Shadrach se ne va con il tratto di aorta che è stato tolto al Khan. Dice a Warhaftig, non che a Warhaftig importi qualcosa, che intende sottoporlo a degli esperimenti; ma cosa potrebbero dirgli degli esperimenti fatti su questo pezzo sbrindellato di tessuto, su questo tubicino disfatto, che lui non sappia già? Lo vuole perché è un pezzo autentico del corpo di Gengis II Mao IV Khan, e Shadrach ha lo spirito del collezionista: questo diventerà un fiore all’occhiello del suo piccolo museo di curiosità mediche. Una reliquia di uno dei pazienti più famosi della storia. Shadrach conosce un aneddoto, probabilmente apocrifo, che racconta come il medico che eseguì l’autopsia sul corpo di Napoleone avesse rimosso il pene imperiale e l’avesse tenuto come souvenir dell’Imperatore, lasciandolo in eredità a un collega che infine lo vendette a un prezzo altissimo, e così via, passando da una collezione medica all’altra, finché non sparì del tutto nel trambusto di qualche guerra del ventesimo secolo. Storie del genere, Shadrach lo sa, sono state raccontate a proposito di pezzi vari del corpo di Hitler, Stalin, George Washington, Caterina di Russia. A Shadrach dispiace di aver raggiunto la sua posizione troppo tardi per raccogliere qualcuno degli organi davvero significativi di Gengis Mao: un rene, per esempio, o un polmone, il fegato, il pancreas; ma erano tutti spariti già molto prima che Shadrach arrivasse sulla scena, gli organi naturali del corpo del Khan, rimossi e sostituiti, in certi casi più di una volta, con organi trapiantati. Shadrach non trova che abbia molto senso conservare nella sua collezione il quarto fegato di Gengis Mao, o l’ottava milza, o il tredicesimo rene; sebbene riconosca che questi inquilini temporanei del Khan sono oggetti personali di Gengis Mao più intimi delle sue pantofole, per esempio, o del suo orologio da polso.
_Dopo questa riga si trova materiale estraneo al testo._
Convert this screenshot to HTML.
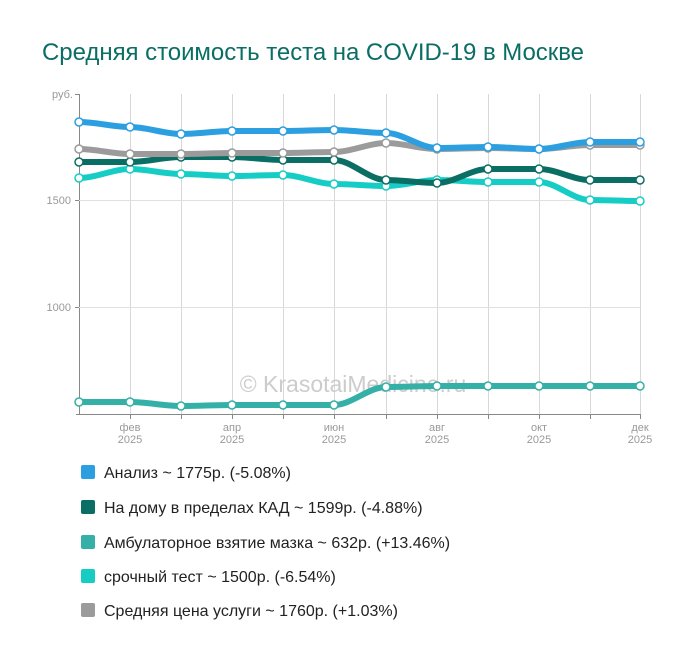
<!DOCTYPE html>
<html><head><meta charset="utf-8"><style>
body{margin:0;background:#fff;width:700px;height:659px;overflow:hidden;font-family:"Liberation Sans",sans-serif}
</style></head><body>
<svg id="s" width="700" height="659" xmlns="http://www.w3.org/2000/svg" font-family="Liberation Sans, sans-serif">
<text x="42" y="60" font-size="24" fill="#0b6e65" textLength="542">Средняя стоимость теста на COVID-19 в Москве</text>
<g id="grid" stroke="#d8d8d8" stroke-width="1"></g>
<line x1="79.5" y1="94" x2="79.5" y2="415" stroke="#888"/>
<line x1="75" y1="94.5" x2="79" y2="94.5" stroke="#888"/>
<line x1="75" y1="200.5" x2="640" y2="200.5" stroke="#e0e0e0"/>
<line x1="75" y1="307.5" x2="640" y2="307.5" stroke="#e0e0e0"/>
<line x1="75" y1="200.5" x2="79" y2="200.5" stroke="#888"/>
<line x1="75" y1="307.5" x2="79" y2="307.5" stroke="#888"/>
<line x1="76" y1="414.5" x2="640" y2="414.5" stroke="#888"/>
<g font-size="11" fill="#999" text-anchor="end">
<text x="73" y="98">руб.</text><text x="71" y="204">1500</text><text x="71" y="311">1000</text>
</g>
<text x="353" y="392" font-size="23" fill="#ccc" text-anchor="middle">© KrasotaiMedicine.ru</text>
<g id="lines"></g>
<g font-size="11" fill="#999" text-anchor="middle">
<text x="130" y="431">фев</text><text x="130" y="443">2025</text>
<text x="232" y="431">апр</text><text x="232" y="443">2025</text>
<text x="334" y="431">июн</text><text x="334" y="443">2025</text>
<text x="437" y="431">авг</text><text x="437" y="443">2025</text>
<text x="539" y="431">окт</text><text x="539" y="443">2025</text>
<text x="640" y="431">дек</text><text x="640" y="443">2025</text>
</g>
<g font-size="16" fill="#222">
<rect x="81" y="465" width="14" height="14" rx="2" fill="#2b9fe0"/><text x="104" y="478">Анализ ~ 1775р. (-5.08%)</text>
<rect x="81" y="500" width="14" height="14" rx="2" fill="#0b6e65"/><text x="104" y="513">На дому в пределах КАД ~ 1599р. (-4.88%)</text>
<rect x="81" y="535" width="14" height="14" rx="2" fill="#35b0a7"/><text x="104" y="548">Амбулаторное взятие мазка ~ 632р. (+13.46%)</text>
<rect x="81" y="569" width="14" height="14" rx="2" fill="#16cdc5"/><text x="104" y="582">срочный тест ~ 1500р. (-6.54%)</text>
<rect x="81" y="603" width="14" height="14" rx="2" fill="#9b9b9b"/><text x="104" y="616">Средняя цена услуги ~ 1760р. (+1.03%)</text>
</g>
</svg>
<script>
var X=[79,130,181,232,283,334,386,437,488,539,590,640];
var ns="http://www.w3.org/2000/svg";
var g=document.getElementById('grid');
X.slice(1).forEach(function(x){var l=document.createElementNS(ns,'line');l.setAttribute('x1',x+.5);l.setAttribute('x2',x+.5);l.setAttribute('y1',94);l.setAttribute('y2',414);g.appendChild(l);
var t=document.createElementNS(ns,'line');t.setAttribute('x1',x+.5);t.setAttribute('x2',x+.5);t.setAttribute('y1',414);t.setAttribute('y2',419);t.setAttribute('stroke','#888');g.appendChild(t);});
var S=[
["#35b0a7",[402,402,406,405,405,405,387,386,386,386,386,386]],
["#16cdc5",[178,169,174,176,175,184,186,180,182,182,200,201]],
["#0b6e65",[162,162,157,157,160,160,180,183,169,169,180,180]],
["#9b9b9b",[149,154,154,153,153,152,143,149,148,149,145,145]],
["#2b9fe0",[122,127,134,131,131,130,133,148,147,149,142,142]]];
var L=document.getElementById('lines');
S.forEach(function(s){var Y=s[1];var d="M"+X[0]+","+Y[0];
for(var i=0;i<11;i++){var dx=(X[i+1]-X[i])/3;d+=" C"+(X[i]+dx)+","+Y[i]+" "+(X[i+1]-dx)+","+Y[i+1]+" "+X[i+1]+","+Y[i+1];}
var p=document.createElementNS(ns,'path');p.setAttribute('d',d);p.setAttribute('fill','none');p.setAttribute('stroke',s[0]);p.setAttribute('stroke-width',6);p.setAttribute('stroke-linecap','round');L.appendChild(p);
for(var i=0;i<12;i++){var c=document.createElementNS(ns,'circle');c.setAttribute('cx',X[i]);c.setAttribute('cy',Y[i]);c.setAttribute('r',4);c.setAttribute('fill','#fff');c.setAttribute('stroke',s[0]);c.setAttribute('stroke-width',1.5);L.appendChild(c);}
});
</script>
</body></html>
Ma preferisce il somatoplasma genuino, e un pezzo di aorta autentica è il meglio che possa trovare in questo momento.
C’è l’aneurisma, grosso e maturo, pronto a scoppiare. Ancora qualche giorno e avrebbe potuto cedere, puf!, e niente più Gengis Mao. Il Presidente e Mangu, ora di sabato, avrebbero potuto condividere lo stesso funerale, se Shadrach non avesse avvertito degli strani ticchettii nei sensori del sistema circolatorio, o non ne avesse correttamente decifrato l’importanza. Dunque ho salvato la vita al Khan, non per la prima volta, ed eccolo una volta ancora riportato a una salute perfetta. Benissimo. Benissimo. Che possa vivere cinquecento anni, e che io resti per sempre il suo medico personale!